→ **STORED DATA**:
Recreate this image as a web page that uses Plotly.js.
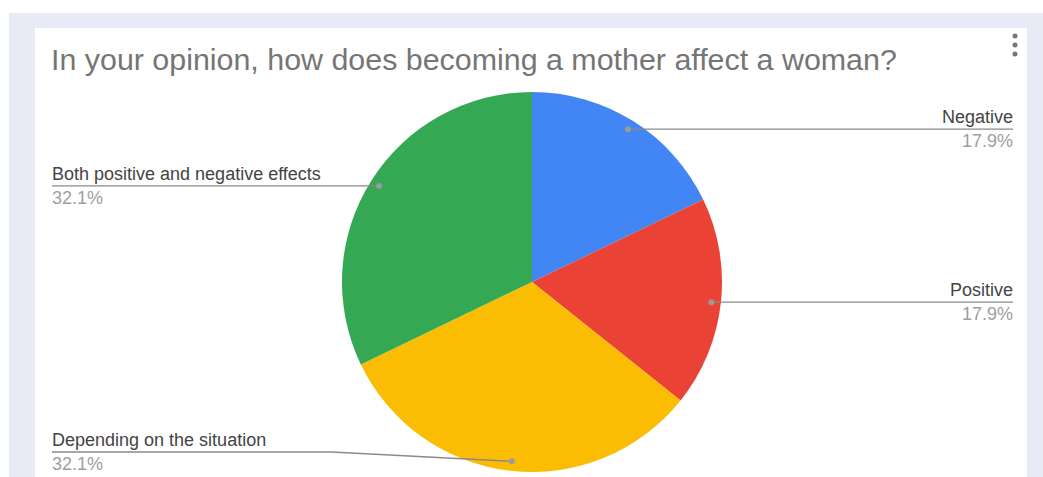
<!DOCTYPE html>
<html>
<head>
<meta charset="utf-8">
<script src="https://cdn.plot.ly/plotly-3.0.1.min.js"></script>
<style>
  html, body { margin: 0; padding: 0; background: #ffffff; }
  #chart { width: 1043px; height: 477px; }
</style>
</head>
<body>
<div id="chart"></div>
<script>
// Survey answers
const labels = ['Negative', 'Positive', 'Depending on the situation', 'Both positive and negative effects'];
const counts = [5, 5, 9, 9];
const colors = ['#4285f4', '#ea4335', '#fbbc04', '#34a853'];

const chartTitle = 'In your opinion, how does becoming a mother affect a woman?';

// Page geometry (pixels)
const W = 1043, H = 477;
const cx = 532, cy = 282, R = 190;
const leftEdge = 52, rightEdge = 1013;
const textInset = 2;          // annotation boxes carry a little padding
const lowestLine = 452;
const FONT = 'Arial, "Liberation Sans", sans-serif';

const px = x => x / W;
const py = y => 1 - y / H;

const total = counts.reduce((a, b) => a + b, 0);

const shapes = [];
const annotations = [];

// card background
shapes.push({ type: 'rect', xref: 'paper', yref: 'paper', layer: 'below',
  x0: px(9), x1: px(W), y0: py(H), y1: py(13), fillcolor: '#e8eaf6', line: { width: 0 } });
shapes.push({ type: 'rect', xref: 'paper', yref: 'paper', layer: 'below',
  x0: px(35), x1: px(1027), y0: py(H), y1: py(28), fillcolor: '#ffffff', line: { width: 0 } });

// menu dots
[36, 45, 54].forEach(y => {
  shapes.push({ type: 'circle', xref: 'paper', yref: 'paper', layer: 'above',
    x0: px(1012.5), x1: px(1017.5), y0: py(y + 2.5), y1: py(y - 2.5),
    fillcolor: '#757575', line: { width: 0 } });
});

// leader lines and labels, placed at each slice's mid angle
let cum = 0;
counts.forEach((v, i) => {
  const frac = v / total;
  const mid = (cum + frac / 2) * 2 * Math.PI; // clockwise from 12 o'clock
  cum += frac;
  const dx = cx + 0.95 * R * Math.sin(mid);
  const dy = cy - 0.95 * R * Math.cos(mid);
  const right = Math.sin(mid) > 0;
  const lineY = Math.min(dy, lowestLine);
  const edgeX = right ? rightEdge : leftEdge;
  const textX = right ? edgeX + textInset : edgeX - textInset;

  let path;
  if (Math.abs(lineY - dy) < 0.5) {
    path = `M ${px(edgeX)} ${py(lineY)} L ${px(dx)} ${py(dy)}`;
  } else {
    const bendX = right ? dx + 180 : dx - 180;
    path = `M ${px(edgeX)} ${py(lineY)} L ${px(bendX)} ${py(lineY)} L ${px(dx)} ${py(dy)}`;
  }
  shapes.push({ type: 'path', xref: 'paper', yref: 'paper', layer: 'above',
    path: path, line: { color: '#8a8a8a', width: 1.3 } });
  shapes.push({ type: 'circle', xref: 'paper', yref: 'paper', layer: 'above',
    x0: px(dx - 3), x1: px(dx + 3), y0: py(dy + 3), y1: py(dy - 3),
    fillcolor: '#9a9a9a', line: { width: 0 } });

  const pct = (v / total * 100).toFixed(1) + '%';
  annotations.push({ xref: 'paper', yref: 'paper', x: px(textX), y: py(lineY - 12),
    xanchor: right ? 'right' : 'left', yanchor: 'middle', showarrow: false,
    text: labels[i], font: { family: FONT, size: 18, color: '#444444' } });
  annotations.push({ xref: 'paper', yref: 'paper', x: px(textX), y: py(lineY + 12),
    xanchor: right ? 'right' : 'left', yanchor: 'middle', showarrow: false,
    text: pct, font: { family: FONT, size: 18, color: '#9e9e9e' } });
});

const trace = {
  type: 'pie',
  labels: labels,
  values: counts,
  sort: false,
  direction: 'clockwise',
  rotation: 0,
  textinfo: 'none',
  hoverinfo: 'label+percent',
  marker: { colors: colors, line: { width: 0 } },
  domain: { x: [px(cx - R), px(cx + R)], y: [py(cy + R), py(cy - R)] },
  showlegend: false
};

const layout = {
  width: W,
  height: H,
  margin: { l: 0, r: 0, t: 0, b: 0 },
  paper_bgcolor: '#ffffff',
  showlegend: false,
  title: {
    text: chartTitle,
    x: px(51), xanchor: 'left', xref: 'paper',
    y: py(59.5), yanchor: 'middle', yref: 'container',
    font: { family: FONT, size: 30.4, color: '#757575' }
  },
  shapes: shapes,
  annotations: annotations
};

Plotly.newPlot('chart', [trace], layout, { displayModeBar: false, staticPlot: true });
</script>
</body>
</html>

→ **EXERCISE INSTRUCTIONS**: Transcribe the listing in full and omit the pictures.

→ **SOLVED PROBLEM**:
Recreate this image as a web page that uses Plotly.js.
<!DOCTYPE html>
<html>
<head>
<meta charset="utf-8">
<script src="https://cdn.plot.ly/plotly-3.0.1.min.js"></script>
<style>
  html, body { margin: 0; padding: 0; background: #ffffff; }
  #chart { width: 1043px; height: 477px; }
</style>
</head>
<body>
<div id="chart"></div>
<script>
// Survey answers
const labels = ['Negative', 'Positive', 'Depending on the situation', 'Both positive and negative effects'];
const counts = [5, 5, 9, 9];
const colors = ['#4285f4', '#ea4335', '#fbbc04', '#34a853'];

const chartTitle = 'In your opinion, how does becoming a mother affect a woman?';

// Page geometry (pixels)
const W = 1043, H = 477;
const cx = 532, cy = 282, R = 190;
const leftEdge = 52, rightEdge = 1013;
const textInset = 2;          // annotation boxes carry a little padding
const lowestLine = 452;
const FONT = 'Arial, "Liberation Sans", sans-serif';

const px = x => x / W;
const py = y => 1 - y / H;

const total = counts.reduce((a, b) => a + b, 0);

const shapes = [];
const annotations = [];

// card background
shapes.push({ type: 'rect', xref: 'paper', yref: 'paper', layer: 'below',
  x0: px(9), x1: px(W), y0: py(H), y1: py(13), fillcolor: '#e8eaf6', line: { width: 0 } });
shapes.push({ type: 'rect', xref: 'paper', yref: 'paper', layer: 'below',
  x0: px(35), x1: px(1027), y0: py(H), y1: py(28), fillcolor: '#ffffff', line: { width: 0 } });

// menu dots
[36, 45, 54].forEach(y => {
  shapes.push({ type: 'circle', xref: 'paper', yref: 'paper', layer: 'above',
    x0: px(1012.5), x1: px(1017.5), y0: py(y + 2.5), y1: py(y - 2.5),
    fillcolor: '#757575', line: { width: 0 } });
});

// leader lines and labels, placed at each slice's mid angle
let cum = 0;
counts.forEach((v, i) => {
  const frac = v / total;
  const mid = (cum + frac / 2) * 2 * Math.PI; // clockwise from 12 o'clock
  cum += frac;
  const dx = cx + 0.95 * R * Math.sin(mid);
  const dy = cy - 0.95 * R * Math.cos(mid);
  const right = Math.sin(mid) > 0;
  const lineY = Math.min(dy, lowestLine);
  const edgeX = right ? rightEdge : leftEdge;
  const textX = right ? edgeX + textInset : edgeX - textInset;

  let path;
  if (Math.abs(lineY - dy) < 0.5) {
    path = `M ${px(edgeX)} ${py(lineY)} L ${px(dx)} ${py(dy)}`;
  } else {
    const bendX = right ? dx + 180 : dx - 180;
    path = `M ${px(edgeX)} ${py(lineY)} L ${px(bendX)} ${py(lineY)} L ${px(dx)} ${py(dy)}`;
  }
  shapes.push({ type: 'path', xref: 'paper', yref: 'paper', layer: 'above',
    path: path, line: { color: '#8a8a8a', width: 1.3 } });
  shapes.push({ type: 'circle', xref: 'paper', yref: 'paper', layer: 'above',
    x0: px(dx - 3), x1: px(dx + 3), y0: py(dy + 3), y1: py(dy - 3),
    fillcolor: '#9a9a9a', line: { width: 0 } });

  const pct = (v / total * 100).toFixed(1) + '%';
  annotations.push({ xref: 'paper', yref: 'paper', x: px(textX), y: py(lineY - 12),
    xanchor: right ? 'right' : 'left', yanchor: 'middle', showarrow: false,
    text: labels[i], font: { family: FONT, size: 18, color: '#444444' } });
  annotations.push({ xref: 'paper', yref: 'paper', x: px(textX), y: py(lineY + 12),
    xanchor: right ? 'right' : 'left', yanchor: 'middle', showarrow: false,
    text: pct, font: { family: FONT, size: 18, color: '#9e9e9e' } });
});

const trace = {
  type: 'pie',
  labels: labels,
  values: counts,
  sort: false,
  direction: 'clockwise',
  rotation: 0,
  textinfo: 'none',
  hoverinfo: 'label+percent',
  marker: { colors: colors, line: { width: 0 } },
  domain: { x: [px(cx - R), px(cx + R)], y: [py(cy + R), py(cy - R)] },
  showlegend: false
};

const layout = {
  width: W,
  height: H,
  margin: { l: 0, r: 0, t: 0, b: 0 },
  paper_bgcolor: '#ffffff',
  showlegend: false,
  title: {
    text: chartTitle,
    x: px(51), xanchor: 'left', xref: 'paper',
    y: py(59.5), yanchor: 'middle', yref: 'container',
    font: { family: FONT, size: 30.4, color: '#757575' }
  },
  shapes: shapes,
  annotations: annotations
};

Plotly.newPlot('chart', [trace], layout, { displayModeBar: false, staticPlot: true });
</script>
</body>
</html>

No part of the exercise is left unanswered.